With very few exceptions, no. Law professors at USA law schools, writing all sorts of long articles full of legal jargon on the supposed issues of the American legal system, and even supposedly doing very 'radical' viewpoints, generally stay away from the topic of legal corruption and misconduct. Like everybody else in the USA legal system, professors at USA law schools are afraid of speaking the truth about American corruption and bribery.
They are afraid of being sued and put on trial before judges taking bribes, they are afraid of being slandered by corporate media and biased internet search results, they are afraid of being murdered by Deep State criminals.
These professors have various kinds of 'scholarly' excuses - they might tell you that, as professors, they are focusing on 'technical' issues in the law, as it is found in the decisions of judges. It's nearly always 'not my professional specialty'. They will tell you that issues of simple corruption and bribery, are not 'intellectually interesting', or that they have no way of investigating such complaints, given that complaints about judges and lawyers are held fairly secret in the files of USA courthouses and Bar ethics review boards.
They will pretend there is nothing 'intellectually interesting' even about lawyers stripped of their right to practice law, right in the home state of the law school where they are teaching.
But the reality is that most every USA law school and university, like most everything else in America, is basically a business trying to raise money and maintain its funding. Big money for the universities, aside from tuition fees, comes from donations from the big corporations and wealthy donors, and grant funding from the American government, which is itself a servant of those big corporations.
The law professors are afraid of revenge, too, just like lawyers and people in the media. If they speak out against corruption, they can get sued, and their university can get sued, and start losing money from the government and the big donations from business people. And the particular law instructors might lose their jobs.
Law professors, graduates of law schools and sometimes practicing lawyers for a while, essentially understand that law is a field attracting a high proportion of USA psychopathic and sociopathic personalities. Lawyers are often people who love power, people who love to destroy and deceive and ruin other people. It is a profession full of scamming and fraud, with 'money for nothing', hundreds of dollars billed per hour just for the lawyer sipping coffee, and teaching himself what are the applicable statutes and precedents according to the legal databases.
Law professors instinctively understand that many of their students are psychopaths, and law professors too are sometimes psychopaths as well, seeing themselves as the 'high priests' of the 'words of power' which make up the 'legal game'.
Students of law schools often graduate to become highly-paid lawyers directly involved in legal corruption, scamming clients and sabotaging justice. Often, crooked judges themselves teach part-time on a law school faculty. The law professors are closely connected to the culture of bribery and corruption, even though they won't admit it. Many law professors get rich on the side, earning big money by using their prestige as a 'law professor' and earning big fees, or bribes to publish 'legal articles' hiding the crimes of courts and their lawyer brothers and sisters. Law professors outright sell their names, and the names of their universities, to be used for criminal projects by crooked lawyers and judges, and also to aid in lies being spread by intelligence agencies.
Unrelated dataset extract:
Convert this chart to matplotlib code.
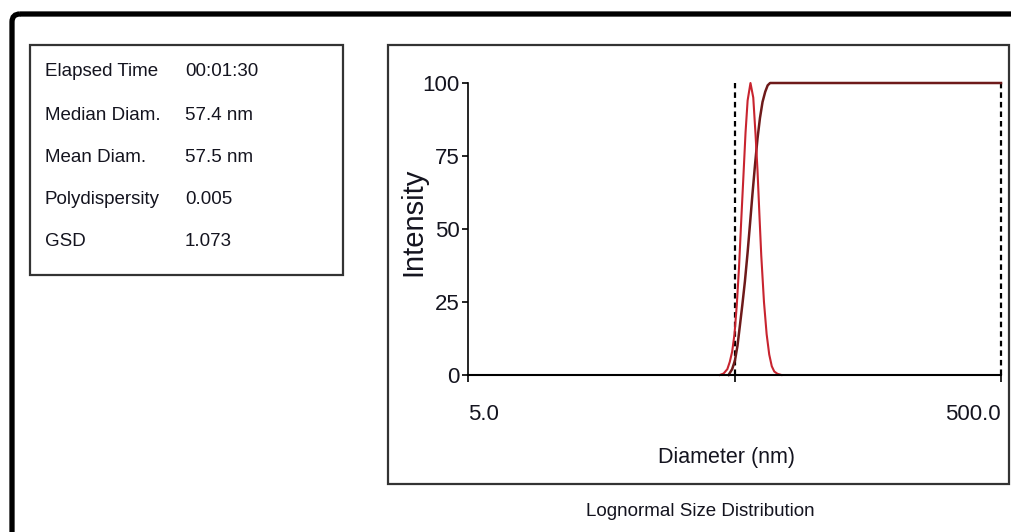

Yes, law professors will sometimes be chasing after publicity on some big case that is already in the news. Lawyers and law professors love to be involved in big famous cases, and have some brief moments of fame in the media.
But law professors almost always stay away from the millions of poor little victims of the law, who are getting their lives destroyed by crooked lawyers and judges. Law professors fear getting themselves in trouble if they rock the boat and try to expose the culture of bribery and court fraud, so they stay away from it. Like practicing lawyers, they won't risk their careers to help poor victims, whom they feel they won't be able to help anyway, because everything is stacked against the victim.
Even amidst the massive 'anti-racism' media framing going on today, law professors are shying away from some of the worst racist crimes of all - the railroading of innocent minorities, getting put in jail and even put to death, by a USA legal system that is corrupt from top to bottom.
So, for a legal system victim, it's the same kind of response all over again. Seeking help from law professors, is usually another dead end, another brick wall, as you look for help to fight USA legal and judicial corruption.